Several Google Search Appliance features enable you, as a Google Search Appliance administrator, to
personalize the search experience. With personalization, users get results that are appropriate to their
interests, roles, departments, locations, languages, or other characteristics. For more information, refer
to Personalizing the Search Experience.
Before you personalize the search experience, you should gather knowledge about your end users,
such as their roles, functional groups, locations, what they are searching for, and whether they are
finding it or not. Advanced Search Reporting enables you to gather information about user clicks. For
more information, refer to Gathering Information About the Search Experience.
In this document, descriptions of features that you can use to personalize the search experience
are marked with the following personalization icon.
Focusing on End Users
The most effective way for you to create an appropriate search experience is to focus on the end user.
End users might be:
•
Customers, about whom little is known other than they want to search within the enterprise for
general information about products
•
Members of the organization, with different jobs, different levels of expertise, different levels of
security, and different expectations about search results
This section describes how you can create search experiences for different types of end users. Suppose
you have two major goals for your search appliance:
•
To begin serving search results immediately
•
To present multiple search experiences to various types of end users
To accomplish both goals, you have decided to deploy search experiences in three phases:
•
Phase one—Start with a basic search experience that uses the search appliance defaults
•
Phase two—Present a single, customized search experience that replaces the Google visual identity
with that of your company
•
Phase three—Present multiple search experiences aimed at different types of end users
The following sections describe how you might implement each of these three phases.

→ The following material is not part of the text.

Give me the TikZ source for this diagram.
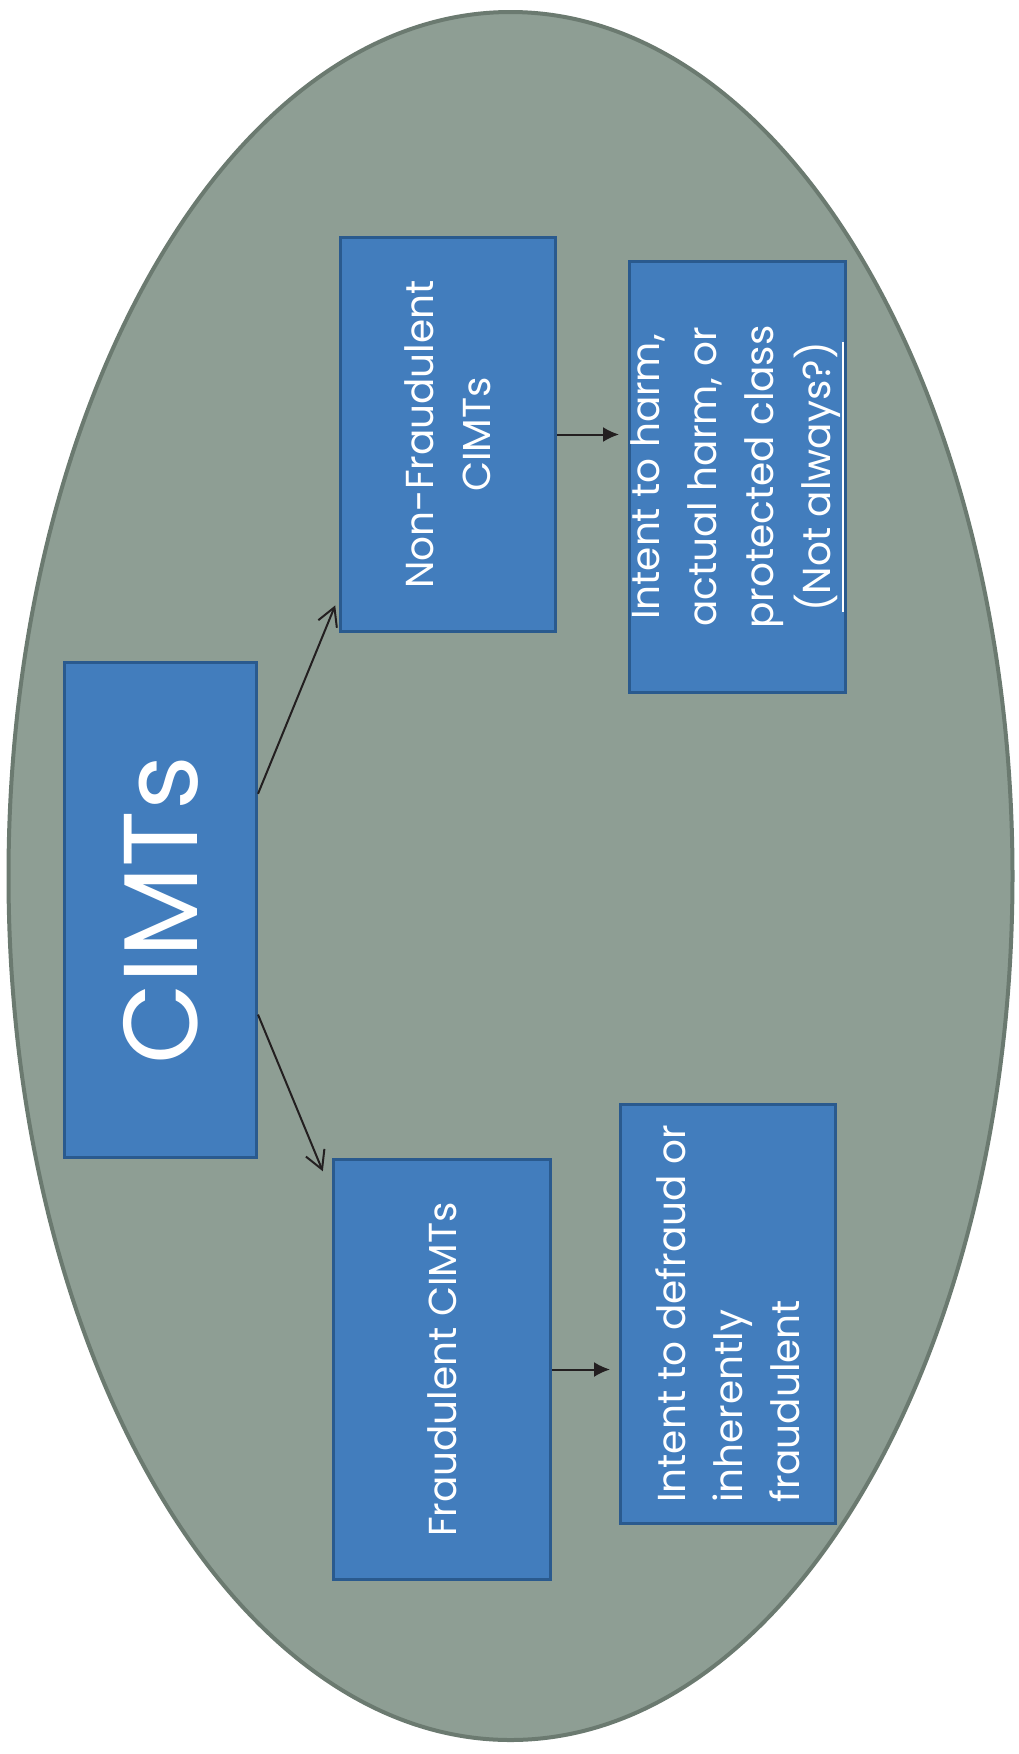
\documentclass[tikz,border=0pt]{standalone}
\usepackage{fontspec}
\setmainfont{Poppins}
\usetikzlibrary{arrows.meta}
\definecolor{ovalfill}{HTML}{8E9E94}
\definecolor{ovalline}{HTML}{6B7A70}
\definecolor{boxfill}{HTML}{427DBD}
\definecolor{boxline}{HTML}{2A5A8E}
\definecolor{arrowc}{HTML}{231F20}
\newcommand\bx{\fontsize{39}{57}\selectfont}
\newcommand\cim{\fontsize{105}{120}\selectfont}
\newcommand\ul[1]{\leavevmode\vtop{\hbox{#1}\kern1pt\hrule height 2pt}}

\begin{document}
\begin{tikzpicture} [x = 1pt, y = -1pt,
  cbox/.style = {draw=boxline, fill=boxfill, line width=3pt, rotate=90, text=white, inner sep =0pt, font=\bx},
  lnk/.style = {draw=arrowc, line width=2pt, -{Straight Barb[length=18pt, width=20pt]}},
  flow/.style = {draw=arrowc, line width=2pt, -{Latex[length=16pt, width=15pt]}}]
\useasboundingbox (0,0) rectangle (1018,1754);
\filldraw [fill=ovalfill, draw=ovalline, line width=4pt] (510.5,876) ellipse (502pt and 864pt);
\node[cbox, minimum width =495pt, minimum height =192pt, font=\cim] (cimts) at (160.5,910) {CIMTs};
\node[cbox, minimum width =394pt, minimum height =215pt, align=center] (nonfraud) at (448,434.5) {Non-Fraudulent\\CIMTs};
\node[cbox, minimum width =431pt, minimum height =216pt, align=center] (harm) at (737.5,477) {Intent to harm,\\actual harm, or\\protected class\\\ul{(Not always?)}};
\node[cbox, minimum width =420pt, minimum height =217pt] (fraud) at (442,1369.5) {Fraudulent CIMTs};
\node[cbox, minimum width =419pt, minimum height =215pt, align=left] (defraud) at (728,1314) {Intent to defraud or\\inherently\\fraudulent};
\draw [lnk, shorten >=10pt] (cimts.-40) -- (nonfraud.146);
\draw [lnk, shorten >=24pt] (cimts.223) -- (fraud.32);
\draw [flow, shorten >=9pt] (nonfraud.south) -- (nonfraud.south -| harm.north);
\draw [flow, shorten >=9pt] (fraud.south) -- (fraud.south -| defraud.north);
\end{tikzpicture}
\end{document}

Starting with a Basic Search Experience
Suppose you want to begin serving information to your end users as soon as possible, so you have
decided to begin by using the search appliance without any customization. The search appliance comes
with several built-in features that make it ready for end-user searches after it has been installed and has
a search index. Once end users are directed to the search page, they can immediately start entering
search queries and getting relevant results.